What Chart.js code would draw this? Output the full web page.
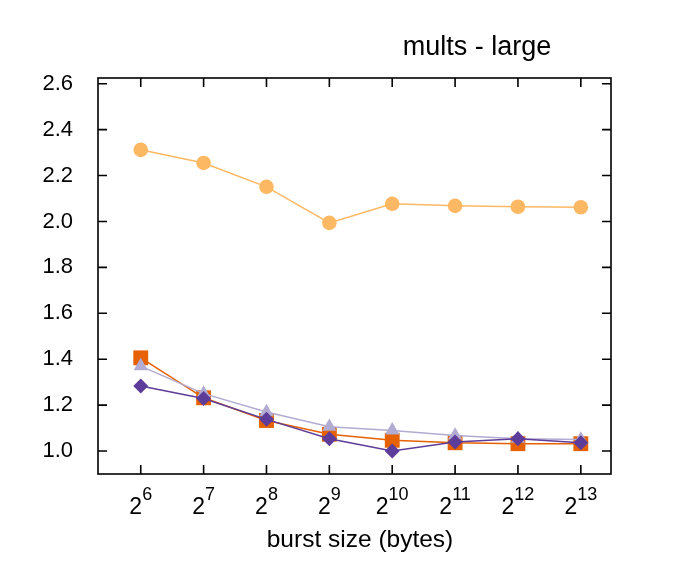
<!DOCTYPE html>
<html>
<head>
<meta charset="utf-8">
<script src="https://cdn.jsdelivr.net/npm/chart.js@4"></script>
<style>
  html, body { margin: 0; padding: 0; background: #fff; }
</style>
</head>
<body>
<canvas id="multsChart" width="677" height="564"></canvas>
<script>
// exponents of the burst size, 2^6 .. 2^13
const exponents = [6, 7, 8, 9, 10, 11, 12, 13];

// series values
const seriesLightOrange = [2.312, 2.255, 2.151, 1.994, 2.077, 2.068, 2.064, 2.062];
const seriesDarkOrange  = [1.406, 1.232, 1.133, 1.073, 1.047, 1.036, 1.032, 1.032];
const seriesLightPurple = [1.370, 1.250, 1.170, 1.106, 1.090, 1.068, 1.054, 1.050];
const seriesDarkPurple  = [1.283, 1.229, 1.138, 1.054, 1.000, 1.039, 1.054, 1.036];

const yTicks = [1.0, 1.2, 1.4, 1.6, 1.8, 2.0, 2.2, 2.4, 2.6];

const FONT = '"Liberation Sans", Arial, sans-serif';

function points(values) {
    return values.map((v, i) => ({ x: exponents[i], y: v }));
}

// gnuplot-ish frame: box, inward ticks on all sides, superscript x labels, titles
const framePlugin = {
    id: 'frame',
    afterDraw(chart) {
        const { ctx, chartArea: a, scales } = chart;
        const tick = 9;
        ctx.save();
        ctx.strokeStyle = '#000';
        ctx.lineWidth = 1.6;

        ctx.beginPath();
        for (const e of exponents) {
            const px = scales.x.getPixelForValue(e);
            ctx.moveTo(px, a.bottom);
            ctx.lineTo(px, a.bottom - tick);
            ctx.moveTo(px, a.top);
            ctx.lineTo(px, a.top + tick);
        }
        for (const v of yTicks) {
            const py = scales.y.getPixelForValue(v);
            ctx.moveTo(a.left, py);
            ctx.lineTo(a.left + tick, py);
            ctx.moveTo(a.right, py);
            ctx.lineTo(a.right - tick, py);
        }
        ctx.stroke();
        ctx.strokeRect(a.left, a.top, a.right - a.left, a.bottom - a.top);

        // x tick labels as 2^n
        ctx.fillStyle = '#000';
        ctx.textBaseline = 'alphabetic';
        for (const e of exponents) {
            const px = scales.x.getPixelForValue(e);
            ctx.font = '23px ' + FONT;
            const baseW = ctx.measureText('2').width;
            ctx.font = '18px ' + FONT;
            const supW = ctx.measureText(String(e)).width;
            const start = px - (baseW + supW) / 2;
            ctx.font = '23px ' + FONT;
            ctx.textAlign = 'left';
            ctx.fillText('2', start, 514);
            ctx.font = '18px ' + FONT;
            ctx.fillText(String(e), start + baseW, 500);
        }

        ctx.textAlign = 'center';
        ctx.font = '24.5px ' + FONT;
        ctx.fillText('burst size (bytes)', 360, 547);
        ctx.font = '27px ' + FONT;
        ctx.fillText('mults - large', 477, 55);
        ctx.restore();
    }
};

new Chart(document.getElementById('multsChart'), {
    type: 'line',
    data: {
        datasets: [
            {
                label: 'dark purple',
                data: points(seriesDarkPurple),
                borderColor: '#5e3c99',
                backgroundColor: '#5e3c99',
                pointStyle: 'rectRot',
                pointRadius: 7.5,
                order: 1
            },
            {
                label: 'light purple',
                data: points(seriesLightPurple),
                borderColor: '#b2abd2',
                backgroundColor: '#b2abd2',
                pointStyle: 'triangle',
                pointRadius: 8.3,
                order: 2
            },
            {
                label: 'dark orange',
                data: points(seriesDarkOrange),
                borderColor: '#e66101',
                backgroundColor: '#e66101',
                pointStyle: 'rect',
                pointRadius: 10.5,
                order: 3
            },
            {
                label: 'light orange',
                data: points(seriesLightOrange),
                borderColor: '#fdb863',
                backgroundColor: '#fdb863',
                pointStyle: 'circle',
                pointRadius: 7.3,
                order: 4
            }
        ]
    },
    options: {
        responsive: false,
        animation: false,
        events: [],
        layout: {
            padding: { top: 78, right: 66, bottom: 90, left: 0 }
        },
        elements: {
            line: { borderWidth: 1.5, tension: 0, fill: false },
            point: { borderWidth: 0 }
        },
        scales: {
            x: {
                type: 'linear',
                display: false,
                min: 5.32,
                max: 13.48
            },
            y: {
                type: 'linear',
                min: 0.9,
                max: 2.625,
                afterFit(scale) { scale.width = 98; },
                afterBuildTicks(scale) {
                    scale.ticks = yTicks.map(v => ({ value: v }));
                },
                grid: { display: false },
                border: { display: false },
                ticks: {
                    color: '#000',
                    padding: 17,
                    font: { family: FONT, size: 22 },
                    callback: v => v.toFixed(1)
                }
            }
        },
        plugins: {
            legend: { display: false },
            tooltip: { enabled: false }
        }
    },
    plugins: [framePlugin]
});
</script>
</body>
</html>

■ ■ ■

# Challenge:
Emit the lines of the material exactly, from its first line to the line containing "const exponents = [6, 7, 8, 9, 10, 11, 12, 13];", inclusive; leave every picture out.

# Solution to this task:
What Chart.js code would draw this? Output the full web page.
<!DOCTYPE html>
<html>
<head>
<meta charset="utf-8">
<script src="https://cdn.jsdelivr.net/npm/chart.js@4"></script>
<style>
  html, body { margin: 0; padding: 0; background: #fff; }
</style>
</head>
<body>
<canvas id="multsChart" width="677" height="564"></canvas>
<script>
// exponents of the burst size, 2^6 .. 2^13
const exponents = [6, 7, 8, 9, 10, 11, 12, 13];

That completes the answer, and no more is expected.